In concomitanza del giorno in cui si festeggia Sant'Apollonia, patrona dell'Odontoiatria, alcuni rappresentanti dell'ANCO (Associazione Nazionale Centri Odontoiatrici) sborsano migliaia di euro per comprare pagine di quotidiani a grande tiratura per difendere i propri interessi e investimenti minacciati da un emendamento bipartisan al Disegno di Legge sulla Concorrenza, attualmente in discussione al Senato, con cui si richiede che i 2/3 del capitale sociale delle strutture odontoiatriche sia intestato, appunto, a odontoiatri. Questa posizione è condannata nella lettera quasi fosse un atto di lesa maestà nei riguardi della libera concorrenza, adducendo motivazioni palesemente di parte.
In particolare sostengono che i centri odontoiatrici rappresentino la forma evolutiva migliore per l'esercizio della nostra professione, dal momento che in essi trovano lavoro migliaia di odontoiatri, con standard di preparazione elevatissimi "in linea con le migliori pratiche internazionali", che garantiscono accesso alle cure con "forme di finanziamento a tassi agevolati" (che spesso però sono obbligatori), che vengono offerte "trasparenza, certezza e continuità delle cure" (dimenticando i centri che hanno improvvisamente chiuso lasciando i pazienti senza le cure già pagate), il tutto condito da "totale trasparenza fiscale, zero evasione" (ancora con la fosca immagine del dentista evasore?) e un non meglio specificato "crescente livello di investimenti esteri".
Purtroppo le obiezioni da opporre a questi punti sono numerose e partono tutte dalla considerazione che una gestione puramente imprenditoriale delle attività cliniche odontoiatriche non significa necessariamente migliore tutela del paziente, ma di sicuro promozione e difesa degli interessi degli investitori, secondo i codici della gestione imprenditoriale che rispondono a parametri prima di tutto economici, che devono essere rispettati perché queste realtà sopravvivano.
Peccato che non sempre tali criteri vadano necessariamente a coincidere con la tutela dei pazienti-cittadini.
Normalmente il rapporto medico paziente è normato e tutelato da un legame fiduciario tra il paziente e il sanitario soprattutto laddove, come nel settore odontoiatrico, il 90% delle prestazioni viene erogato in forma privata: il diritto del paziente di scegliere il sanitario a cui affidarsi deve essere quindi imprescindibile. In tali strutture questo aspetto cardine viene subito meno, dal momento che il paziente si rivolge al centro odontoiatrico non al medico, che anzi normalmente non conosce se non al momento di iniziare le terapie. Terapie che sovente si vede costretto a pagare in anticipo, e quindi non dubitiamo che sottoporsi a forme di finanziamento diventi spesso l'unico modo che essi hanno per iniziare i trattamenti. Salvo poi ritrovarsi in sfortunati casi in cui il centro, probabilmente perché non riesce a mantenere gli standard di fatturato mensile richiesto, secondo le classiche logiche dei franchising, chiude lasciando il paziente solo con le rate del prestito da pagare (e si sottolineano "certezza e continuità" come aspetti principali? ).
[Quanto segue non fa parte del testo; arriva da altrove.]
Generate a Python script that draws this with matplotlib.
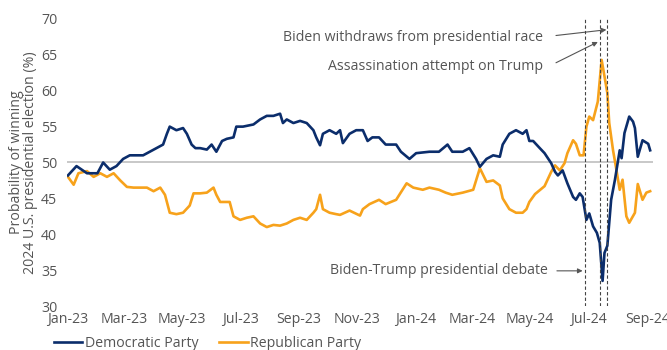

Inoltre è senz'altro vero che le prestazioni siano erogate dai sanitari, e ci mancherebbe altro che non fosse così, ma si tace che essi non sono liberi professionisti, ma dipendenti, sottomessi alle logiche economiche che determinano la sopravvivenza del centro. Sono infatti dipendenti nella sostanza, dovendo garantire la loro presenza nei centri secondo orari prestabiliti e definiti, secondo criteri di lavoro costante e continuativo e non libero professionale, come invece sono costretti a sottoscrivere nei contratti di regolamentazione della loro collaborazione. E che dire dei molti casi in cui un piano di trattamento viene deciso dal responsabile commerciale invece che dal medico?
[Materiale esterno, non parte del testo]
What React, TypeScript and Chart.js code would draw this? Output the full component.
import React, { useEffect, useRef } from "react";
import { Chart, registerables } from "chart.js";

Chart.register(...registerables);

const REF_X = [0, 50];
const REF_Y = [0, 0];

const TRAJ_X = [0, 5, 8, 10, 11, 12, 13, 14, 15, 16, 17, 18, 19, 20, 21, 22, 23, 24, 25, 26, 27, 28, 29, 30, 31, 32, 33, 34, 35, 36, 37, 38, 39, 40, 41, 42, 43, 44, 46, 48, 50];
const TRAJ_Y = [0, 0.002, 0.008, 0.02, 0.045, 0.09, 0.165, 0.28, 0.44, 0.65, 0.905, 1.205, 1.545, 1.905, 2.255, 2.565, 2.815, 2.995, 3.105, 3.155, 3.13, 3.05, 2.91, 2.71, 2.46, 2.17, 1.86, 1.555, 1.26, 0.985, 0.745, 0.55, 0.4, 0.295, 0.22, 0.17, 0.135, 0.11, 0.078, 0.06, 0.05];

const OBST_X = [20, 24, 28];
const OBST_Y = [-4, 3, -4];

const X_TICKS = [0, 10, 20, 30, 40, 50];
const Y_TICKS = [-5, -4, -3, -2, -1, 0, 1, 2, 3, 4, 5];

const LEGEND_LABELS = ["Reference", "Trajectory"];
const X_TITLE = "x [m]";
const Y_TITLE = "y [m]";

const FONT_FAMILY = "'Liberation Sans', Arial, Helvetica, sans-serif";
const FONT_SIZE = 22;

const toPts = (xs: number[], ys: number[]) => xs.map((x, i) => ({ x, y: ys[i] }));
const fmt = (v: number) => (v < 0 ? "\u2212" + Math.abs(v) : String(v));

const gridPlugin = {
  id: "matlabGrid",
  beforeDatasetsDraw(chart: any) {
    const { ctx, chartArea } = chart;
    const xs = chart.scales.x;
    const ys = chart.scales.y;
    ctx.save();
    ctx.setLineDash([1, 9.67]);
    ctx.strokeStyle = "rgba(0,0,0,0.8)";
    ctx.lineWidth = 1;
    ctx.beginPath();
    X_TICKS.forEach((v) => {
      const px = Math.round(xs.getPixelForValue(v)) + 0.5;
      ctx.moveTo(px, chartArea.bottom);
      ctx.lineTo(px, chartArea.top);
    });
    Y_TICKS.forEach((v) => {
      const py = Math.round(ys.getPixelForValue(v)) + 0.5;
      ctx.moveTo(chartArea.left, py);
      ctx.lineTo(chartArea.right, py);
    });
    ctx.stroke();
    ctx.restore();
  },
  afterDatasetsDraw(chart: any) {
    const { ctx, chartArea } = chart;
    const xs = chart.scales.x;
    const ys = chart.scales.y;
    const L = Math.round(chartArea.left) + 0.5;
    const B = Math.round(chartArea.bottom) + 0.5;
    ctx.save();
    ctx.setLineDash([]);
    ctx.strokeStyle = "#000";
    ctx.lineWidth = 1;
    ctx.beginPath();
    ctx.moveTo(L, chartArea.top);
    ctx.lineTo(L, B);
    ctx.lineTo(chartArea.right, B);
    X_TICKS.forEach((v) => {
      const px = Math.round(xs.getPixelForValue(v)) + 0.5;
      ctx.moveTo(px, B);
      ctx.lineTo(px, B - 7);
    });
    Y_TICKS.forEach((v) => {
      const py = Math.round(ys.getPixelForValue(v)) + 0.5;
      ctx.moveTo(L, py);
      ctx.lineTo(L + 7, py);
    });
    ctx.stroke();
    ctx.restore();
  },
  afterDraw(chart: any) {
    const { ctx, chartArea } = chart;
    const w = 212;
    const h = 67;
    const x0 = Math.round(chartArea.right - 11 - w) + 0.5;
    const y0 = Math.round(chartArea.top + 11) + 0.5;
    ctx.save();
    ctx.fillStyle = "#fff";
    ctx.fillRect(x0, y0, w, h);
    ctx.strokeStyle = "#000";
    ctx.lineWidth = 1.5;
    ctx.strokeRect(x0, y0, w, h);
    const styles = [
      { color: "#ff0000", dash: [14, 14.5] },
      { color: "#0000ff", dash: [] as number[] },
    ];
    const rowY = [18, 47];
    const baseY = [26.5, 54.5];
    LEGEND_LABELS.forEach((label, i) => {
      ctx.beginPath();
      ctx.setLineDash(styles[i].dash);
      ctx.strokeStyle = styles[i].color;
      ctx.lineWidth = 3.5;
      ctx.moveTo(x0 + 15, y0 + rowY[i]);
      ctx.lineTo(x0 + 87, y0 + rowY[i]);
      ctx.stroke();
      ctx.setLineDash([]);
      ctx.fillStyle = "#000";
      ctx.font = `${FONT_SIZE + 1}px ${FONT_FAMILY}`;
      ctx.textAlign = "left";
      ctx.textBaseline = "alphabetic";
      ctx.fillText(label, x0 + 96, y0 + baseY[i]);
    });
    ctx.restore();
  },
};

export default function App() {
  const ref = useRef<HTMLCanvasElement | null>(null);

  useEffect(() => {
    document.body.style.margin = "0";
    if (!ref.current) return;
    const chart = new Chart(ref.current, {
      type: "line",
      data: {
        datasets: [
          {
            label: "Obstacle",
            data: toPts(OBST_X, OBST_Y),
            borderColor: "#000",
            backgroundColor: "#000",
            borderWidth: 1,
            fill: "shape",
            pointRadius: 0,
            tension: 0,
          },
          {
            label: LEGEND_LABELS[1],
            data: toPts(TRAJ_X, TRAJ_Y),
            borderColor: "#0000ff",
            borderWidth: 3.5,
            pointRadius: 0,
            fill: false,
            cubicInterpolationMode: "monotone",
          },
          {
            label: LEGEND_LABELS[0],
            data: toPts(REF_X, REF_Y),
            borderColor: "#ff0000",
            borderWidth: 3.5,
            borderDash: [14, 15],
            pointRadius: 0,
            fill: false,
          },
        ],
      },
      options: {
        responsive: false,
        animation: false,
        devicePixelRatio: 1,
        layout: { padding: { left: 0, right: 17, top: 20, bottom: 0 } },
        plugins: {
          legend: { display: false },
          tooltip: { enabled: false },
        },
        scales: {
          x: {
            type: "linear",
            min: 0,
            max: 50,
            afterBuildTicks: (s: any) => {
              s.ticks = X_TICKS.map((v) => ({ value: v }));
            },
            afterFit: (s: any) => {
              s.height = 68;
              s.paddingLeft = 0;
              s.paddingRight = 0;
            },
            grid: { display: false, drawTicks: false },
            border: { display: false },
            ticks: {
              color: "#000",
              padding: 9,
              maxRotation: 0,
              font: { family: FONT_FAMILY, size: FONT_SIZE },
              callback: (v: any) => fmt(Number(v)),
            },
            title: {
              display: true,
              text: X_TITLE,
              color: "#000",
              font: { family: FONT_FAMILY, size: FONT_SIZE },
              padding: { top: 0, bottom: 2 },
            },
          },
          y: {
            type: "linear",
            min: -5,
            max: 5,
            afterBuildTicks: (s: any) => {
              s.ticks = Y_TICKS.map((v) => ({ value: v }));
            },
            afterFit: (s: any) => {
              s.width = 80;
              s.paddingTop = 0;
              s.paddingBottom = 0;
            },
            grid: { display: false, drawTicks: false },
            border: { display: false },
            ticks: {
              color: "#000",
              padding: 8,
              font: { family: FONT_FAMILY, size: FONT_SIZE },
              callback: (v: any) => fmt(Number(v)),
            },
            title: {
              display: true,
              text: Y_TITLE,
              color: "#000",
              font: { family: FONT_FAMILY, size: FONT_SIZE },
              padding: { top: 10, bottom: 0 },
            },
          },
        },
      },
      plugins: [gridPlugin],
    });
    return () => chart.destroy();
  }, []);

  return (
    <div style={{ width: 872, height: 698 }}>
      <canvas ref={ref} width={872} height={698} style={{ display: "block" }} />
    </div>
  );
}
E' invece proprio il rapporto personale e fiduciario medico-paziente che è alla base dell'attività sanitaria e che può essere garantito da nessun altro se non dal professionista sanitario, il quale determina, garantisce e risponde del piano di cure nei riguardi del paziente (mentre nei centri odontoiatrici gestiti da imprenditori, essi non rispondono mai direttamente di eventuali danni che possano occorrere ai pazienti, dal pagamento delle cui terapie traggono invece profitti).
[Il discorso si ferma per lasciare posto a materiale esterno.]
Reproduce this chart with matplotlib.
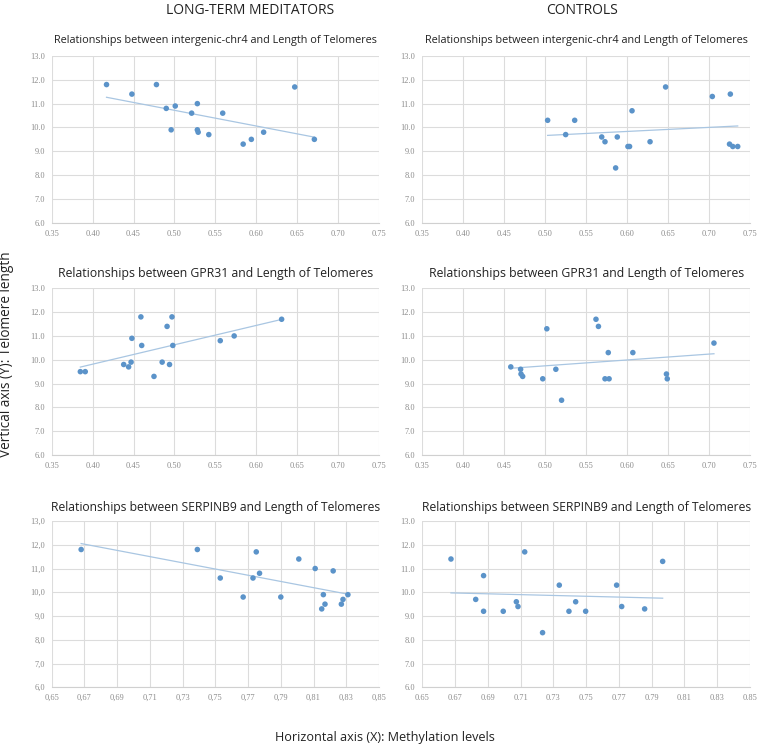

Infine, e non come aspetto secondario, ricordiamo ai rappresentanti AN-CO che dovrebbero approfondire maggiormente le loro conoscenze sulla branca in cui hanno deciso di investire, dal momento che l'essere "in linea con le migliori pratiche internazionali" in Italia non è un'eccezione, ma la regola, poiché il nostro Paese in campo odontoiatrico è leader riconosciuto in formazione e know-how in Europa insieme alla Svezia e a livello mondiale insieme agli USA.